There’s another aspect worth mentioning here; that I’ve written about before, to which I will undoubtedly return many times:

There will be those who point out creative individuals that have achieved some measure of public success, despite childhoods who grew up in poverty, in horrendously aversive or abusive environments, individuals who subsequently spent time in concentration camps, on the streets or in prisons. Some will argue that the creative success of those individuals was due to their early aversive experiences.

(In a somewhat similar vein, there are those who express in one way or another, “My daddy really whipped hell out of my ass, and I turned out fine.” I will certainly challenge this directly and with particular force; but that will have to wait for future posts. The fact that you can even say that indicates to me you’re far from “fine”. But, I now digress.)

I would contend that they were able to achieve despite their adversities, and to the extent that their adversities contributed to or shaped their later creative achievements, the survival of their creative inherent natures was due to something else. And that “something else” is close to the heart of my spiritual mission.
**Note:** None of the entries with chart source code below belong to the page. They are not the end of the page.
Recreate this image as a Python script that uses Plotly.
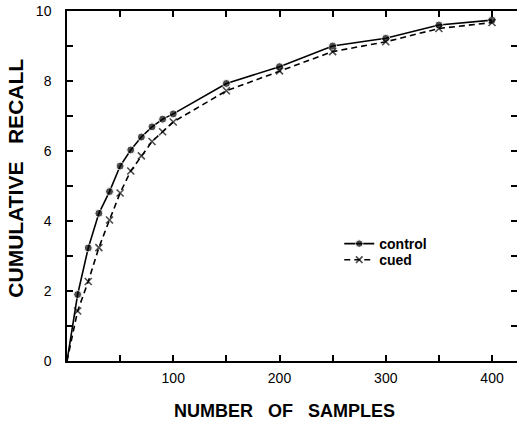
import plotly.graph_objects as go

samples = [0, 10, 20, 30, 40, 50, 60, 70, 80, 90, 100, 150, 200, 250, 300, 350, 400]
control = [0, 1.90, 3.23, 4.22, 4.84, 5.57, 6.03, 6.40, 6.69, 6.91, 7.06, 7.93, 8.41, 9.00, 9.22, 9.60, 9.74]
cued = [0, 1.43, 2.27, 3.24, 4.03, 4.80, 5.43, 5.86, 6.27, 6.55, 6.83, 7.72, 8.29, 8.84, 9.12, 9.50, 9.67]

x_tick_vals = [100, 200, 300, 400]
x_tick_text = ["100", "200", "300", "400"]
y_tick_vals = [0, 2, 4, 6, 8, 10]
y_tick_text = ["0", "2", "4", "6", "8", "10"]

marker_sizes = [0] + [8] * (len(samples) - 1)
x_sizes = [0] + [7] * (len(samples) - 1)

fig = go.Figure()
fig.add_trace(go.Scatter(
    x=samples, y=control, name="control", mode="lines+markers",
    line=dict(color="black", width=1.6),
    marker=dict(symbol="circle", size=marker_sizes, color="black"),
    legend="legend",
))
fig.add_trace(go.Scatter(
    x=samples, y=cued, name="cued", mode="lines+markers",
    line=dict(color="black", width=1.6, dash="6px,4px"),
    marker=dict(symbol="x-thin", size=x_sizes, color="black",
                line=dict(color="black", width=1.6)),
    legend="legend2",
))

tick_font = dict(family="Liberation Sans, Arial, sans-serif", size=14, color="black")
tick_style = dict(ticks="inside", ticklen=6, tickwidth=1.5, tickcolor="black")

fig.update_xaxes(
    range=[0, 423.5], tickvals=x_tick_vals, ticktext=x_tick_text,
    minor=dict(dtick=50, tick0=0, **tick_style),
    ticklabelstandoff=3,
    showline=True, linecolor="black", linewidth=1.5, mirror="allticks",
    showgrid=False, zeroline=False, tickfont=tick_font, **tick_style,
)
fig.update_layout(
    yaxis=dict(
        range=[0, 10], tickvals=y_tick_vals, ticktext=y_tick_text,
        minor=dict(dtick=1, tick0=0, **tick_style),
        ticklabelstandoff=11,
        showline=True, linecolor="black", linewidth=1.5, mirror=False,
        showgrid=False, zeroline=False, tickfont=tick_font, **tick_style,
    ),
    yaxis2=dict(
        range=[0, 10], overlaying="y", side="right", matches="y",
        tickvals=y_tick_vals, showticklabels=False,
        minor=dict(dtick=1, tick0=0, **tick_style),
        showline=False, showgrid=False, zeroline=False, **tick_style,
    ),
)
# invisible trace to activate the right-hand tick axis
fig.add_trace(go.Scatter(x=[], y=[], yaxis="y2", showlegend=False, hoverinfo="skip"))

fig.add_annotation(
    text="NUMBER\u00a0\u00a0\u00a0OF\u00a0\u00a0\u00a0SAMPLES",
    xref="paper", yref="paper", x=0.484, y=-0.143, xanchor="center", yanchor="middle",
    showarrow=False,
    font=dict(family="Liberation Sans, Arial, sans-serif", size=18, color="black", weight="bold"),
)
fig.add_annotation(
    text="CUMULATIVE\u00a0\u00a0\u00a0RECALL",
    xref="paper", yref="paper", x=-0.114, y=0.523, xanchor="center", yanchor="middle",
    textangle=-90, showarrow=False,
    font=dict(family="Liberation Sans, Arial, sans-serif", size=21, color="black", weight="bold"),
)

legend_font = dict(family="Liberation Sans, Arial, sans-serif", size=14, color="black", weight="bold")
fig.update_layout(
    width=517, height=426,
    margin=dict(l=67, r=0, t=11, b=65),
    paper_bgcolor="white", plot_bgcolor="white",
    showlegend=True,
    legend=dict(x=0.605, y=0.38, xanchor="left", yanchor="top",
                bgcolor="rgba(0,0,0,0)", font=legend_font, itemwidth=30),
    legend2=dict(x=0.605, y=0.334, xanchor="left", yanchor="top",
                 bgcolor="rgba(0,0,0,0)", font=legend_font, itemwidth=30),
)

fig.write_html("out.html")
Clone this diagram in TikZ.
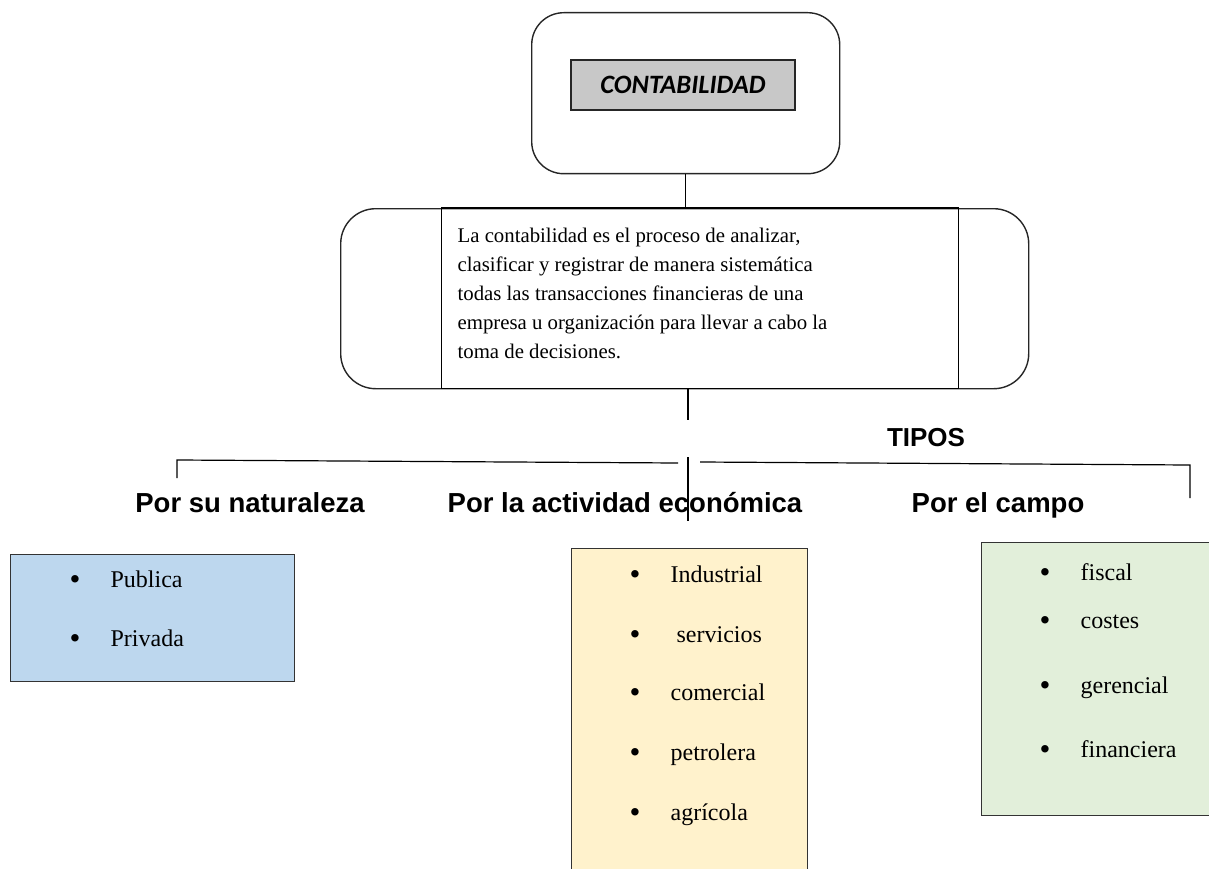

To interject a personal note, I’m a person of color who experienced a physically and emotionally abusive parent; racially and socially motivated bullying in school; and have spent the last five decades of my life dealing with the impact of these childhood experiences in various ways.

Dr. Alice Miller and one of my favorite authors, Andrew Vachss, used the term efficient witness to describe an individual who recognizes and expresses recognition of the inherent goodness – and I would add, inherent creativity – in a child or person. That individual serves as an intervening guardian angel, perhaps with a kind word or act that lasts a moment; but it could be a life-changing, life-enhancing, life-preserving word and moment.

It could be an Annie Sullivan. It could be a teacher or coach or probation officer or cellmate or AA sponsor or friend who sees something special and worth nurturing in some upstart youth with a troubled background.

The efficient witness could be you, and it could be me.